Crystal structure, tunable emission and applications of Ca1-xAl1-xSi1+xN3-xOx :RE (x=0-0.22, RE = Ce3+, Eu2+) solid solution phosphors for white light-emitting diodes

CaAlSiN3:Eu2+ is a very promising red phosphor for high color rendering white light-emitting diodes (wLEDs), but a large part of its emission covers wavelengths longer than 700 nm, which is not detectable by the human eye and thus wasted. Optimizing its luminescence properties will allow us to further enhance the overall optical properties of wLEDs.
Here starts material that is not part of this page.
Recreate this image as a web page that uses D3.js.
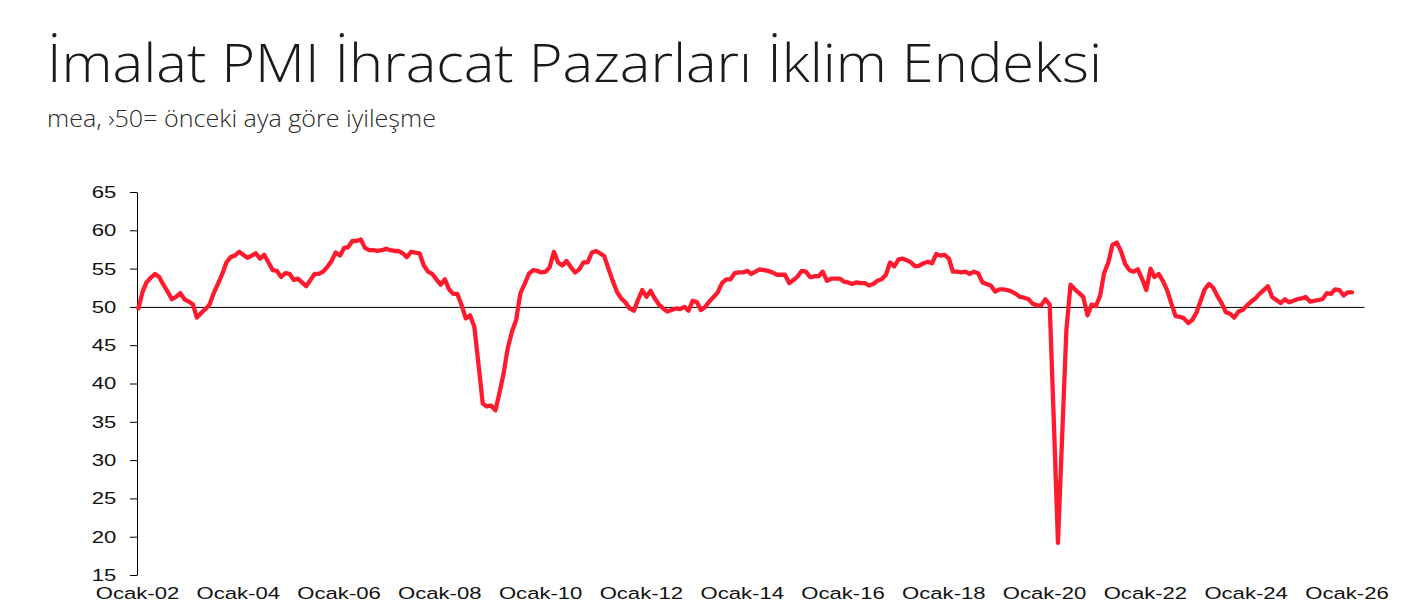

In this contribution, the luminescence spectra of Ce3+ or Eu2+-activated CaAlSiN3 were tuned and tailored by introducing isostructural Si2N2O to form solid solutions of Ca1-xAl1-xSi1+xN3-xOx (x = 0-0.22). The structural evolutions, microstructure, luminescence, thermal quenching and quantum efficiency of Ca1-xAl1-xSi1+xN3-xOx:RE (RE = Ce3+, Eu2+) were investigated and clarified by using various analytic techniques. Upon introducing Si2N2O into CaAISiN(3), the Ce3+-doped Ca1-xAl1-xSi1+xN3-xOx shifted its peak emission from 606 to 575 nm and retained the band width of 145 nm, whereas the Eu2+-doped one blue-shifted its emission from 650 to 638 nm and broadened its band width from 90 to 122 nm, owing to the structural distortion and disorder as well as the band gap broadening associated with the solid solution formation. By combining these phosphors with a blue LED, high color rendering (Ra) and luminous efficacy (eta) white LEDs were realized (Ra = 82.5 and eta = 104 lm W-1 for the Ce3+-doped phosphors, and Ra = 97 and eta = 101 lm W-1 for the Eu2+-doped phosphors).